EXERCISE: Extract each line of the material that follows exactly and omit its pictures.

DATASET EXCERPT:
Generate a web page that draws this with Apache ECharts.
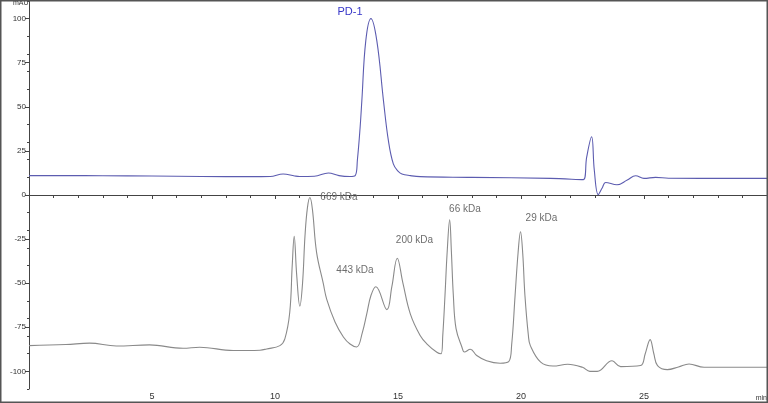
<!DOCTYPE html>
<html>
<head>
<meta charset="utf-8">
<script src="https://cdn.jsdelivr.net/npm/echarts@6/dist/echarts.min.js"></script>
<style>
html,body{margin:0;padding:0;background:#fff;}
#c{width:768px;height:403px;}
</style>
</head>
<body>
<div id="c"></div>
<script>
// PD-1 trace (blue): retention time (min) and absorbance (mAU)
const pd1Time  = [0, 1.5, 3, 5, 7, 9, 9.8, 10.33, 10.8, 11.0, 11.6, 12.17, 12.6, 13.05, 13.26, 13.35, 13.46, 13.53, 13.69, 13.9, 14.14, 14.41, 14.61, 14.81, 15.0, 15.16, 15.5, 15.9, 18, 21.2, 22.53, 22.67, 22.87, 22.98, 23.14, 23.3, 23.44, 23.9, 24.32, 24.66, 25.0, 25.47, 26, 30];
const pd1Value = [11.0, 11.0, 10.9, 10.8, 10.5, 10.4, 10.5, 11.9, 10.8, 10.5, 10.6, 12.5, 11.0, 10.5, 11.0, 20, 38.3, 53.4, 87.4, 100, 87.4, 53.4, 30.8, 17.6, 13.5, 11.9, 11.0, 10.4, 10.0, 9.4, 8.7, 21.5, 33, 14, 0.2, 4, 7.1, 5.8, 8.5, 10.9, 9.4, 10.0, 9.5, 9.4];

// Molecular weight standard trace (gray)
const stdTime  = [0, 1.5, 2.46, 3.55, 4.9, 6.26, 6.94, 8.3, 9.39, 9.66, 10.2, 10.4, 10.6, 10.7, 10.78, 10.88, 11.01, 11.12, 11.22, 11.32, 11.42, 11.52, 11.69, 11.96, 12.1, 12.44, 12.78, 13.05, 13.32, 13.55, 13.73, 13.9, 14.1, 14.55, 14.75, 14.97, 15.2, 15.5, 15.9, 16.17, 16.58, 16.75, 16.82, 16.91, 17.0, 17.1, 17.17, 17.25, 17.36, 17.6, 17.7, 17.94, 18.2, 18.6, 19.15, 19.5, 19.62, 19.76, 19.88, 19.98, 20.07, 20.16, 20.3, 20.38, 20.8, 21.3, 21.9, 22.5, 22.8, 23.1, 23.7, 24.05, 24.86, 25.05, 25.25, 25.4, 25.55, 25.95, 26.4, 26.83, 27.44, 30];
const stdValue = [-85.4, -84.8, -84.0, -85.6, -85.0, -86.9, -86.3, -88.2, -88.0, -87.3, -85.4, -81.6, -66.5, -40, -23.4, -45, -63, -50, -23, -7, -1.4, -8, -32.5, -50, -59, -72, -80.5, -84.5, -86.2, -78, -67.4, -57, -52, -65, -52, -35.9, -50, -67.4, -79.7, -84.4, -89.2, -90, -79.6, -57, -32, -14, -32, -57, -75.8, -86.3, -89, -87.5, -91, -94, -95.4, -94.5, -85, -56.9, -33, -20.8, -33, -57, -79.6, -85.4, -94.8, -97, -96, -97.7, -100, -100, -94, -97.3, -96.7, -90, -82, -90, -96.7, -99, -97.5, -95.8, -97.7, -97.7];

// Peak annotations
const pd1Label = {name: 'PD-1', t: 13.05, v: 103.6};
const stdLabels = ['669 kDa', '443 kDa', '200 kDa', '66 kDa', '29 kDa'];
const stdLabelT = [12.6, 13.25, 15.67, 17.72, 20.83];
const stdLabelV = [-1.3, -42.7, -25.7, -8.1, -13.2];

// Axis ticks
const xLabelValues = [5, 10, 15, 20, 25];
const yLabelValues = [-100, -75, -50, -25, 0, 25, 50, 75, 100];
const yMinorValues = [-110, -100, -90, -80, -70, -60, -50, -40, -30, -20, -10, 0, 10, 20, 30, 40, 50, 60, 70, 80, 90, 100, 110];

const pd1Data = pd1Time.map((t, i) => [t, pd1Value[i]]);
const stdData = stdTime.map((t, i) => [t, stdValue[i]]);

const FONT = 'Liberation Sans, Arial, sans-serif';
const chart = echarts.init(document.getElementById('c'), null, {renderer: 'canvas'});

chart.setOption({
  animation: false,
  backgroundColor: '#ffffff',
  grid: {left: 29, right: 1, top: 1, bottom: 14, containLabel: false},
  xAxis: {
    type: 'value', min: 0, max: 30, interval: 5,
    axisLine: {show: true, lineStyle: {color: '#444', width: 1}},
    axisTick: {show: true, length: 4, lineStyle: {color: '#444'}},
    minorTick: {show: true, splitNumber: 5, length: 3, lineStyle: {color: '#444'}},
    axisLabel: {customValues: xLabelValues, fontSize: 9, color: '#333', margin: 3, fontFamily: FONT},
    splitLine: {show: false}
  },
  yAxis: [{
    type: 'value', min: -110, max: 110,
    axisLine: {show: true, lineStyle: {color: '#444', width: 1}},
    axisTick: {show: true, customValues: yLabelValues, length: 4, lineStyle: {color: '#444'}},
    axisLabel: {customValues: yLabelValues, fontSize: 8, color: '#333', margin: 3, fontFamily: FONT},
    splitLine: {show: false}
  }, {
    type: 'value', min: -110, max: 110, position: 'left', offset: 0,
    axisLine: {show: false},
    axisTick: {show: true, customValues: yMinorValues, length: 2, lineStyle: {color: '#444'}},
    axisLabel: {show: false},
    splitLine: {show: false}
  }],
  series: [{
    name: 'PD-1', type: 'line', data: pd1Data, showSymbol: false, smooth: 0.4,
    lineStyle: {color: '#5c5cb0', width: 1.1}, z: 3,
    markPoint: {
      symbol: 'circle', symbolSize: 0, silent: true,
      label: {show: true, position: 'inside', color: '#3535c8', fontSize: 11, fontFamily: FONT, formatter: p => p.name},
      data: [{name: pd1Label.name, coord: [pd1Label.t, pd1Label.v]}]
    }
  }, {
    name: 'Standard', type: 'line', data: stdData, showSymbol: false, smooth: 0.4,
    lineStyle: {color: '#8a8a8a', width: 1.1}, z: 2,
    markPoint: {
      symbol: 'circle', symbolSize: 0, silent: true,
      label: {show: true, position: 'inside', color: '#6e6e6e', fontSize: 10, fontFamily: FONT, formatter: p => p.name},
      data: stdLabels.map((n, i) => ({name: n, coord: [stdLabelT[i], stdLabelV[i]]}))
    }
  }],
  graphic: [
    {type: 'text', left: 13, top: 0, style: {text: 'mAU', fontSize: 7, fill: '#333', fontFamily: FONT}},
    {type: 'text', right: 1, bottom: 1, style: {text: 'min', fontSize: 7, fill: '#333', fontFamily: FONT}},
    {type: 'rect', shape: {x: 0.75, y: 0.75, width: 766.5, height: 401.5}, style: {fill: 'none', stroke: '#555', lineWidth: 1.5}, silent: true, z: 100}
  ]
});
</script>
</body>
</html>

PROBLEM SOLUTION:
Generate a web page that draws this with Apache ECharts.
<!DOCTYPE html>
<html>
<head>
<meta charset="utf-8">
<script src="https://cdn.jsdelivr.net/npm/echarts@6/dist/echarts.min.js"></script>
<style>
html,body{margin:0;padding:0;background:#fff;}
#c{width:768px;height:403px;}
</style>
</head>
<body>
<div id="c"></div>
<script>
// PD-1 trace (blue): retention time (min) and absorbance (mAU)
const pd1Time  = [0, 1.5, 3, 5, 7, 9, 9.8, 10.33, 10.8, 11.0, 11.6, 12.17, 12.6, 13.05, 13.26, 13.35, 13.46, 13.53, 13.69, 13.9, 14.14, 14.41, 14.61, 14.81, 15.0, 15.16, 15.5, 15.9, 18, 21.2, 22.53, 22.67, 22.87, 22.98, 23.14, 23.3, 23.44, 23.9, 24.32, 24.66, 25.0, 25.47, 26, 30];
const pd1Value = [11.0, 11.0, 10.9, 10.8, 10.5, 10.4, 10.5, 11.9, 10.8, 10.5, 10.6, 12.5, 11.0, 10.5, 11.0, 20, 38.3, 53.4, 87.4, 100, 87.4, 53.4, 30.8, 17.6, 13.5, 11.9, 11.0, 10.4, 10.0, 9.4, 8.7, 21.5, 33, 14, 0.2, 4, 7.1, 5.8, 8.5, 10.9, 9.4, 10.0, 9.5, 9.4];

// Molecular weight standard trace (gray)
const stdTime  = [0, 1.5, 2.46, 3.55, 4.9, 6.26, 6.94, 8.3, 9.39, 9.66, 10.2, 10.4, 10.6, 10.7, 10.78, 10.88, 11.01, 11.12, 11.22, 11.32, 11.42, 11.52, 11.69, 11.96, 12.1, 12.44, 12.78, 13.05, 13.32, 13.55, 13.73, 13.9, 14.1, 14.55, 14.75, 14.97, 15.2, 15.5, 15.9, 16.17, 16.58, 16.75, 16.82, 16.91, 17.0, 17.1, 17.17, 17.25, 17.36, 17.6, 17.7, 17.94, 18.2, 18.6, 19.15, 19.5, 19.62, 19.76, 19.88, 19.98, 20.07, 20.16, 20.3, 20.38, 20.8, 21.3, 21.9, 22.5, 22.8, 23.1, 23.7, 24.05, 24.86, 25.05, 25.25, 25.4, 25.55, 25.95, 26.4, 26.83, 27.44, 30];
const stdValue = [-85.4, -84.8, -84.0, -85.6, -85.0, -86.9, -86.3, -88.2, -88.0, -87.3, -85.4, -81.6, -66.5, -40, -23.4, -45, -63, -50, -23, -7, -1.4, -8, -32.5, -50, -59, -72, -80.5, -84.5, -86.2, -78, -67.4, -57, -52, -65, -52, -35.9, -50, -67.4, -79.7, -84.4, -89.2, -90, -79.6, -57, -32, -14, -32, -57, -75.8, -86.3, -89, -87.5, -91, -94, -95.4, -94.5, -85, -56.9, -33, -20.8, -33, -57, -79.6, -85.4, -94.8, -97, -96, -97.7, -100, -100, -94, -97.3, -96.7, -90, -82, -90, -96.7, -99, -97.5, -95.8, -97.7, -97.7];

// Peak annotations
const pd1Label = {name: 'PD-1', t: 13.05, v: 103.6};
const stdLabels = ['669 kDa', '443 kDa', '200 kDa', '66 kDa', '29 kDa'];
const stdLabelT = [12.6, 13.25, 15.67, 17.72, 20.83];
const stdLabelV = [-1.3, -42.7, -25.7, -8.1, -13.2];

// Axis ticks
const xLabelValues = [5, 10, 15, 20, 25];
const yLabelValues = [-100, -75, -50, -25, 0, 25, 50, 75, 100];
const yMinorValues = [-110, -100, -90, -80, -70, -60, -50, -40, -30, -20, -10, 0, 10, 20, 30, 40, 50, 60, 70, 80, 90, 100, 110];

const pd1Data = pd1Time.map((t, i) => [t, pd1Value[i]]);
const stdData = stdTime.map((t, i) => [t, stdValue[i]]);

const FONT = 'Liberation Sans, Arial, sans-serif';
const chart = echarts.init(document.getElementById('c'), null, {renderer: 'canvas'});

chart.setOption({
  animation: false,
  backgroundColor: '#ffffff',
  grid: {left: 29, right: 1, top: 1, bottom: 14, containLabel: false},
  xAxis: {
    type: 'value', min: 0, max: 30, interval: 5,
    axisLine: {show: true, lineStyle: {color: '#444', width: 1}},
    axisTick: {show: true, length: 4, lineStyle: {color: '#444'}},
    minorTick: {show: true, splitNumber: 5, length: 3, lineStyle: {color: '#444'}},
    axisLabel: {customValues: xLabelValues, fontSize: 9, color: '#333', margin: 3, fontFamily: FONT},
    splitLine: {show: false}
  },
  yAxis: [{
    type: 'value', min: -110, max: 110,
    axisLine: {show: true, lineStyle: {color: '#444', width: 1}},
    axisTick: {show: true, customValues: yLabelValues, length: 4, lineStyle: {color: '#444'}},
    axisLabel: {customValues: yLabelValues, fontSize: 8, color: '#333', margin: 3, fontFamily: FONT},
    splitLine: {show: false}
  }, {
    type: 'value', min: -110, max: 110, position: 'left', offset: 0,
    axisLine: {show: false},
    axisTick: {show: true, customValues: yMinorValues, length: 2, lineStyle: {color: '#444'}},
    axisLabel: {show: false},
    splitLine: {show: false}
  }],
  series: [{
    name: 'PD-1', type: 'line', data: pd1Data, showSymbol: false, smooth: 0.4,
    lineStyle: {color: '#5c5cb0', width: 1.1}, z: 3,
    markPoint: {
      symbol: 'circle', symbolSize: 0, silent: true,
      label: {show: true, position: 'inside', color: '#3535c8', fontSize: 11, fontFamily: FONT, formatter: p => p.name},
      data: [{name: pd1Label.name, coord: [pd1Label.t, pd1Label.v]}]
    }
  }, {
    name: 'Standard', type: 'line', data: stdData, showSymbol: false, smooth: 0.4,
    lineStyle: {color: '#8a8a8a', width: 1.1}, z: 2,
    markPoint: {
      symbol: 'circle', symbolSize: 0, silent: true,
      label: {show: true, position: 'inside', color: '#6e6e6e', fontSize: 10, fontFamily: FONT, formatter: p => p.name},
      data: stdLabels.map((n, i) => ({name: n, coord: [stdLabelT[i], stdLabelV[i]]}))
    }
  }],
  graphic: [
    {type: 'text', left: 13, top: 0, style: {text: 'mAU', fontSize: 7, fill: '#333', fontFamily: FONT}},
    {type: 'text', right: 1, bottom: 1, style: {text: 'min', fontSize: 7, fill: '#333', fontFamily: FONT}},
    {type: 'rect', shape: {x: 0.75, y: 0.75, width: 766.5, height: 401.5}, style: {fill: 'none', stroke: '#555', lineWidth: 1.5}, silent: true, z: 100}
  ]
});
</script>
</body>
</html>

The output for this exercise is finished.